Events
Bashir Naim a.k.a Fine Artist's Semi//Demi
- 7:00pm Tuesday, August 30, 2016
SEMI//DEMI imagines an alternative transmission vehicle. In it, the artist is a conduit - a singular vessel through which particular identity narratives, chthonic frequencies, and sociocultural platforms are conflated, decontextualized and re-imagined. The premise of one body situating many functions and therefor, multiple realities - can be seen as a tangent to many works. For example, Holly Go Lightly can be seen as a recent example of an avatar or simulation narrative as much as Prometheus can be or the monster of Frankenstein - when examined as the journey of one vessel to reach for an identity outside of its own imagined parameters. SEMI//DEMI is about the sympathetic vetruvian man, more or less, through which the artist posits transmission to and from his own reality. Similar to the central character of Jane Wagner’s “Search for Signs of Intelligent Life in the Universe,” a transient woman named Trudy, who transmits to different feminist narratives in the conflated experiences of second wave feminism and the early aids crisis via a collander on her head, the artist simulates a possession narrative through which particular experiences are indicated or more resonant.

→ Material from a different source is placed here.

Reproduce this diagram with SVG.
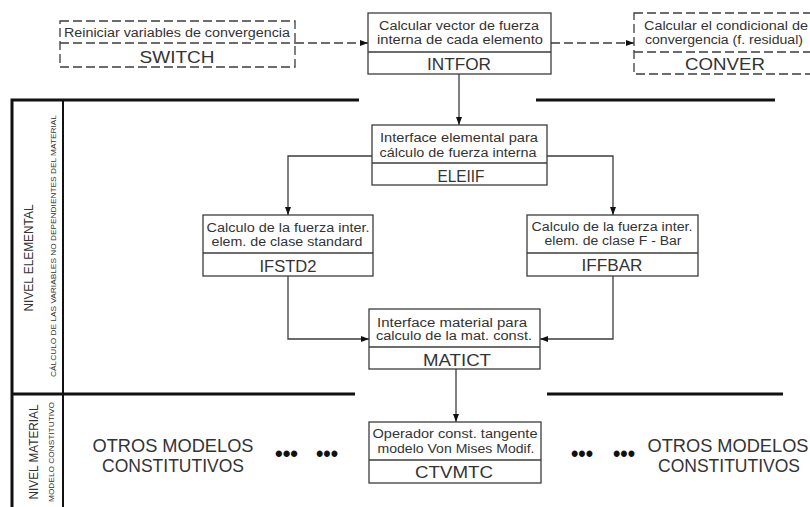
<svg xmlns="http://www.w3.org/2000/svg" width="810" height="507" viewBox="0 0 810 507">
  <style>
    .box { fill: #ffffff; stroke: #3c3c3c; stroke-width: 1.3; }
    .dbox { fill: #ffffff; stroke: #3c3c3c; stroke-width: 1.3; stroke-dasharray: 9 4; }
    .div { stroke: #3c3c3c; stroke-width: 1.3; }
    .ddiv { stroke: #3c3c3c; stroke-width: 1.3; stroke-dasharray: 9 4; }
    .t { font-family: "Liberation Sans", Arial, sans-serif; font-size: 12.5px; fill: #333; text-anchor: middle; }
    .n { font-family: "Liberation Sans", Arial, sans-serif; font-size: 17px; fill: #333; text-anchor: middle; }
    .big { font-family: "Liberation Sans", Arial, sans-serif; font-size: 18px; fill: #333; text-anchor: middle; }
    .side { font-family: "Liberation Sans", Arial, sans-serif; font-size: 13px; fill: #333; text-anchor: middle; }
    .sub { font-family: "Liberation Sans", Arial, sans-serif; font-size: 7.5px; fill: #333; text-anchor: middle; }
    .dots { font-family: "Liberation Sans", Arial, sans-serif; font-size: 22px; fill: #111; font-weight: bold; }
    .conn { fill: none; stroke: #3c3c3c; stroke-width: 1.3; }
    .dconn { fill: none; stroke: #3c3c3c; stroke-width: 1.3; stroke-dasharray: 9 4; }
    .frame { stroke: #111; stroke-width: 3; fill: none; }
    .frame2 { stroke: #111; stroke-width: 2; fill: none; }
  </style>
  <defs>
    <marker id="arrow" viewBox="0 0 8 6" refX="8" refY="3" markerWidth="8" markerHeight="6" markerUnits="userSpaceOnUse" orient="auto">
      <path d="M0,0 L8,3 L0,6 Z" fill="#111"/>
    </marker>
  </defs>

  <rect width="810" height="507" fill="#ffffff"/>

  <!-- level frame -->
  <g id="frame">
    <path class="frame" d="M12,507 L12,100 L359,100"/>
    <path class="frame" d="M536,100 L775,100"/>
    <path class="frame2" d="M63,100 L63,507"/>
    <path class="frame" d="M12,394 L355,394"/>
    <path class="frame" d="M547,394 L783,394"/>
    <text class="side" transform="translate(33,258) rotate(-90)" textLength="107" lengthAdjust="spacingAndGlyphs">NIVEL ELEMENTAL</text>
    <text class="sub" transform="translate(56,246) rotate(-90)" textLength="262" lengthAdjust="spacingAndGlyphs">CÁLCULO DE LAS VARIABLES NO DEPENDIENTES DEL MATERIAL</text>
    <text class="side" transform="translate(38,452) rotate(-90)" textLength="95" lengthAdjust="spacingAndGlyphs">NIVEL MATERIAL</text>
    <text class="sub" transform="translate(54,452) rotate(-90)" textLength="100" lengthAdjust="spacingAndGlyphs">MODELO CONSTITUTIVO</text>
  </g>

  <!-- connectors -->
  <g id="connectors">
    <path class="dconn" d="M295,43 L368,43" marker-end="url(#arrow)"/>
    <path class="dconn" d="M551,43 L634,43" marker-end="url(#arrow)"/>
    <path class="conn" d="M459,74 L459,125" marker-end="url(#arrow)"/>
    <path class="conn" d="M372,156 L288,156 L288,215" marker-end="url(#arrow)"/>
    <path class="conn" d="M547,156 L613,156 L613,215" marker-end="url(#arrow)"/>
    <path class="conn" d="M288,276 L288,339 L369,339" marker-end="url(#arrow)"/>
    <path class="conn" d="M613,276 L613,339 L540,339" marker-end="url(#arrow)"/>
    <path class="conn" d="M456,369 L456,422" marker-end="url(#arrow)"/>
  </g>

  <g id="switch">
    <rect class="dbox" x="60" y="21" width="235" height="46"/>
    <line class="ddiv" x1="60" y1="43" x2="295" y2="43"/>
    <text class="t" x="177" y="37" textLength="226" lengthAdjust="spacingAndGlyphs">Reiniciar variables de convergencia</text>
    <text class="n" x="177" y="63" textLength="75" lengthAdjust="spacingAndGlyphs">SWITCH</text>
  </g>

  <g id="intfor">
    <rect class="box" x="368" y="13" width="183" height="61"/>
    <line class="div" x1="368" y1="52" x2="551" y2="52"/>
    <text class="t" x="459" y="30" textLength="160" lengthAdjust="spacingAndGlyphs">Calcular vector de fuerza</text>
    <text class="t" x="460" y="44" textLength="166" lengthAdjust="spacingAndGlyphs">interna de cada elemento</text>
    <text class="n" x="459" y="70" textLength="64" lengthAdjust="spacingAndGlyphs">INTFOR</text>
  </g>

  <g id="conver">
    <rect class="dbox" x="634" y="13" width="183" height="61"/>
    <line class="ddiv" x1="634" y1="52" x2="817" y2="52"/>
    <text class="t" x="726" y="30" textLength="164" lengthAdjust="spacingAndGlyphs">Calcular el condicional de</text>
    <text class="t" x="724" y="44" textLength="158" lengthAdjust="spacingAndGlyphs">convergencia (f. residual)</text>
    <text class="n" x="725" y="70" textLength="80" lengthAdjust="spacingAndGlyphs">CONVER</text>
  </g>

  <g id="eleiif">
    <rect class="box" x="372" y="125" width="175" height="60"/>
    <line class="div" x1="372" y1="163" x2="547" y2="163"/>
    <text class="t" x="459" y="142" textLength="158" lengthAdjust="spacingAndGlyphs">Interface elemental para</text>
    <text class="t" x="458" y="157" textLength="157" lengthAdjust="spacingAndGlyphs">cálculo de fuerza interna</text>
    <text class="n" x="461" y="182" textLength="47" lengthAdjust="spacingAndGlyphs">ELEIIF</text>
  </g>

  <g id="ifstd2">
    <rect class="box" x="203" y="215" width="170" height="61"/>
    <line class="div" x1="203" y1="253" x2="373" y2="253"/>
    <text class="t" x="288" y="232" textLength="163" lengthAdjust="spacingAndGlyphs">Calculo de la fuerza inter.</text>
    <text class="t" x="287" y="246" textLength="151" lengthAdjust="spacingAndGlyphs">elem. de clase standard</text>
    <text class="n" x="288" y="272" textLength="57" lengthAdjust="spacingAndGlyphs">IFSTD2</text>
  </g>

  <g id="iffbar">
    <rect class="box" x="527" y="215" width="171" height="61"/>
    <line class="div" x1="527" y1="253" x2="698" y2="253"/>
    <text class="t" x="612" y="231" textLength="161" lengthAdjust="spacingAndGlyphs">Calculo de la fuerza inter.</text>
    <text class="t" x="613" y="245" textLength="137" lengthAdjust="spacingAndGlyphs">elem. de clase F - Bar</text>
    <text class="n" x="612" y="271" textLength="61" lengthAdjust="spacingAndGlyphs">IFFBAR</text>
  </g>

  <g id="matict">
    <rect class="box" x="369" y="309" width="171" height="60"/>
    <line class="div" x1="369" y1="347" x2="540" y2="347"/>
    <text class="t" x="452" y="327" textLength="150" lengthAdjust="spacingAndGlyphs">Interface material  para</text>
    <text class="t" x="454" y="340" textLength="156" lengthAdjust="spacingAndGlyphs">calculo de la mat. const.</text>
    <text class="n" x="457" y="366" textLength="68" lengthAdjust="spacingAndGlyphs">MATICT</text>
  </g>

  <g id="ctvmtc">
    <rect class="box" x="369" y="422" width="172" height="61"/>
    <line class="div" x1="369" y1="460" x2="541" y2="460"/>
    <text class="t" x="455" y="438" textLength="165" lengthAdjust="spacingAndGlyphs">Operador const. tangente</text>
    <text class="t" x="456" y="453" textLength="157" lengthAdjust="spacingAndGlyphs">modelo Von Mises Modif.</text>
    <text class="n" x="454" y="478" textLength="78" lengthAdjust="spacingAndGlyphs">CTVMTC</text>
  </g>

  <g id="otros-left">
    <text class="big" x="173" y="452" textLength="161" lengthAdjust="spacingAndGlyphs">OTROS MODELOS</text>
    <text class="big" x="173" y="472" textLength="142" lengthAdjust="spacingAndGlyphs">CONSTITUTIVOS</text>
    <text class="dots" x="275" y="461" textLength="23" lengthAdjust="spacingAndGlyphs">•••</text>
    <text class="dots" x="316" y="461" textLength="22" lengthAdjust="spacingAndGlyphs">•••</text>
  </g>

  <g id="otros-right">
    <text class="dots" x="571" y="461" textLength="22" lengthAdjust="spacingAndGlyphs">•••</text>
    <text class="dots" x="613" y="461" textLength="22" lengthAdjust="spacingAndGlyphs">•••</text>
    <text class="big" x="728" y="452" textLength="161" lengthAdjust="spacingAndGlyphs">OTROS MODELOS</text>
    <text class="big" x="729" y="472" textLength="142" lengthAdjust="spacingAndGlyphs">CONSTITUTIVOS</text>
  </g>
</svg>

Bashir Naim A.K.A Fine Artist is a movement artist and actor based primarily in Los Angeles. His family founded a dance and performance art community in The Berkshire mountains. Naim was early acquainted with artists like Michael Clark, Pina Bausch. Naim has collaborated or performed with Love Bailey, Peaches, Yoyo Ma, David Amram, the Kronos Quartet, Sia, Devendra Banhart, Rose McGowan, Our Lady J, Millie Brown, Ryan Heffington, Zackary Drucker, Ellen von Unwerth, Mykki Blanco, Zemmoa, Trvst, Ron Athey, Alberto Cortes, Boychild, Dia Dear, Paula Nacif, Mecca Vazie Andrews, and Sofia Moreno. Naim was recently an Artist-in-Residence at Movement Research NYC and S & S Projects (Chicago). He can be seen opposite Anjelica Huston and Jeffrey Tambor on Amazon’s “Transparent," in Benjy Russell’s “Battlefield of Flowers," and the upcoming short film, “Raymond.” He has been featured in Bullet Magazine, Vice magazine - in print as well as on their docuseries with Ellen Page, “Gaycation." His solo performance work has been shown at the Hammer Museum, S & S Projects Chicago, the Tom of Finland House, Human Resources Gallery in LA, with Rhonda and Soho House International, Art Basel Miami and at dozens of nightclubs and warehouses across the world.